I agree on being at the mercy of others, but again, most practice from that time was practiced differently
from village to village and so we won't truly find a set standard of truth for other gods have been forgotten, but again, with practice in this faith, reading both universal and folkish views, and discussing with fellow heathens, this can also be a good way of having a rounded idea and philosophy on the faith granted the AFA is a bastardized ideology that a product of shallow research and or may I say nitpicking to their agenda as long as you practice with researching everything you can as it was back then it is up to the kindred community, unfortunately, our modern day odin cults get more publicity cause of its outraging effect but also back then where Disbanded due to only providing aggressive practices of faith
and yes learning the language would help to extend but with kennings they have multiple meanings most sources, even in that way, are still open-ended. Literature is the foundation, research is the core, and the shell is our individual practice.
and id suggest books that aren't translated by our practitioners or by Christian authors and if you do read equally on both sides and even research inconsistency of other Abrahamic religions.
Trying too scrape out the lore as a means of finding authentic practice is going to be an impossible task. The Northern Faith(s) were and are an evolving, living entity that changed with migration and assimilation of encountered cultures. It is not a doctrinal based faith. Why components of our body try to assemble things in that sort of model is beyond my comprehension. It seems to me they are trying to find validity as a faith from comparison and contrast to other faiths. An example would be making hammersignsover our breakfast because we read that some ancient in the lore made some sort of sign over his mead cup. Is this a practice? Maybe or maybe not? I personally would need many more examples in observations before I grounded it in practice. Some of the body find this to be a truth just because it's mentioned and it has a complementary usage in other faiths. Thus it must belong in our toolbox.
There are some things that are indisputable. We follow a path that is animistic, totemistic (sic) and polytheistic. Our core values and concentric folkish bonds to family, friends and community form the base of our practice. The lore confirms what history observed throughout our existence. The AFA in its early years had sects that tried to "nitpick", as you expressed, the view into something that didn't follow "all" the core values and thus failed and was abandoned. I think to the credit of our faith not being doctrinal and without a central leader. I think this is a very important part of our path, that if a sect becomes "diseased" we can easily prune it from the tree.
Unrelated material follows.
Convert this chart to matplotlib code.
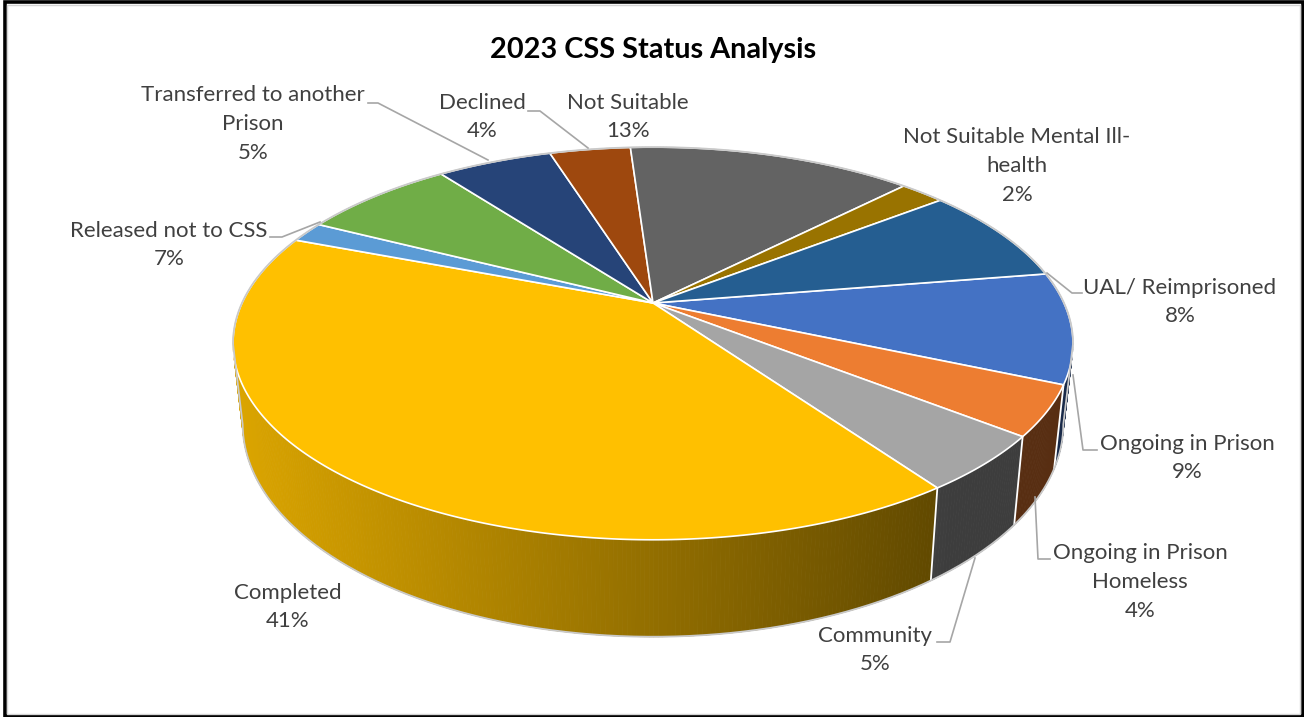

Good post, it's refreshing to see discourse on this forum.
It is also a common tactic of our enemies to nitpick. I ran across a snarky piece the other day. It started out from the claim that no surviving textual evidence proves the Valknut had aught to do with slain heroes. Which may (or may not) be true---I have not examined the corpus on that question. This, however, is taken as grounds for suggesting that present day Nordic pagans are nothing more that LARPer wannabees making up their creed as whim dictates. The perfectly reasonable counterclaim that creeds reinterpret symbols all the time is never considered. The so-called "Star of David" did not become a specifically Jewish symbol till round the 17th century.Hexagrams abound in any number of creeds, including the Hindu. The American peace sign hijacks the Younger Futhark's Yr rune, conveniently forgetting its suggestion of death.
Bottom line: creeds are organic. Meanings and symbols change all the time.